Outro fator que levantou suspeitas foi o envolvimento da Bolsa de Mercadorias de Mato Grosso (BMT) e da Foco Corretora de Grãos, ambas criadas em maio de 2023 por Robson Luiz de Almeida França, que intermediaram a venda de 44% do arroz importado pela Conab. Entre 2019 e 2020, Robson França foi assessor do ex-deputado Neri Geller, atual secretário de Política Agrícola do Ministério da Agricultura no governo Lula. Além disso, de acordo com mídia, é sócio do seu filho Marcello Geller.
Após denúncias de possíveis irregularidades e bastante críticas nas redes sociais, o leilão foi anulado pelo governo federal na terça-feira, dia 11. O presidente da Conab, Edegar Pretto, alegou que, como o leilão foi conduzido pelas Bolsas de Mercadorias, o segmento das empresas vencedoras só foi descoberto após a conclusão do processo.

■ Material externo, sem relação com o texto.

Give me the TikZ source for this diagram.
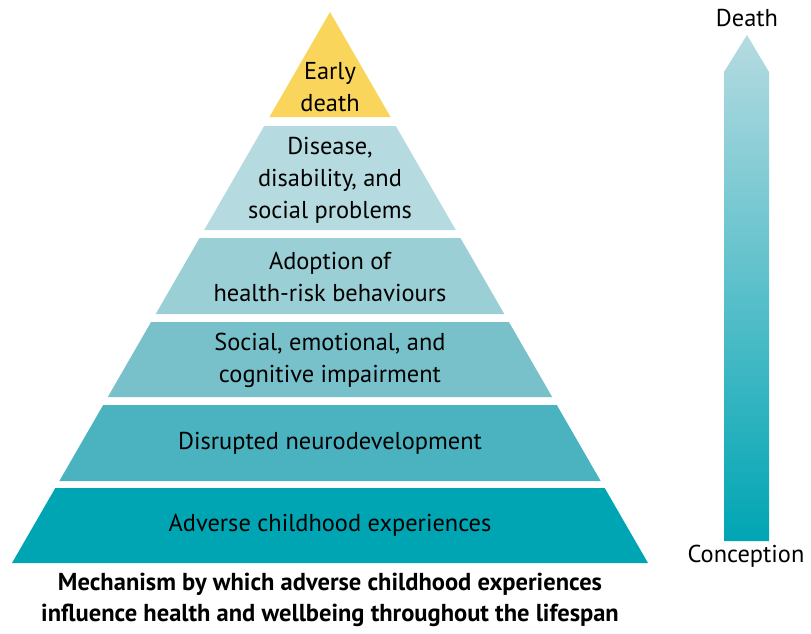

O presidente da FPA celebrou a anulação do leilão, afirmando em sua conta no X que a ação do governo era política, já que não há risco de desabastecimento de arroz no país.
No mesmo dia do cancelamento, o ministro da Agricultura, Carlos Fávaro, anunciou que o secretário Neri Geller, responsável pela organização da licitação, pediu demissão e foi aceito o pedido. Porém, até nisso teve problema, pois Geller desmentiu o Ministro. Em entrevista ao jornal O Globo, ele diz que “não pediu demissão”.
Ontem à noite, o jornalista Claudio Dantas trouxe uma nova denúncia envolvendo a locadora de veículos que venceu o leilão e a Conab, reacendendo o debate sobre o assunto.
“A reportagem apurou que, em dezembro, o presidente da Conab, Edegar Pretto, lançou outro edital para a compra de 12,7 mil toneladas de milho, um contrato de R$ 19,8 milhões. Adivinhem quem levou? A empresa ASR Locação de Veículos e Máquinas, uma das 4 suspeitas a vencer o leilão de arroz”
Apesar do cancelamento da licitação, a oposição não deixou o assunto passar. Deputados oposicionistas planejam abrir a “CPI do Arrozão” para investigar os leilões de compra de arroz importado. A iniciativa, liderada pelo deputado Luciano Zucco (PL-RS), já conta 130 assinaturas, de no mínimo 171.
Mesmo com toda a polêmica, o governo ainda pretende realizar um novo leilão, ainda sem data marcada, com a participação de órgãos como Controladoria-Geral da União (CGU) e Advocacia-Geral da União (AGU).
A polêmica envolvendo a importação de arroz no governo Lula trouxe à tona questões importantes sobre a transparência e eficiência dos processos de licitação.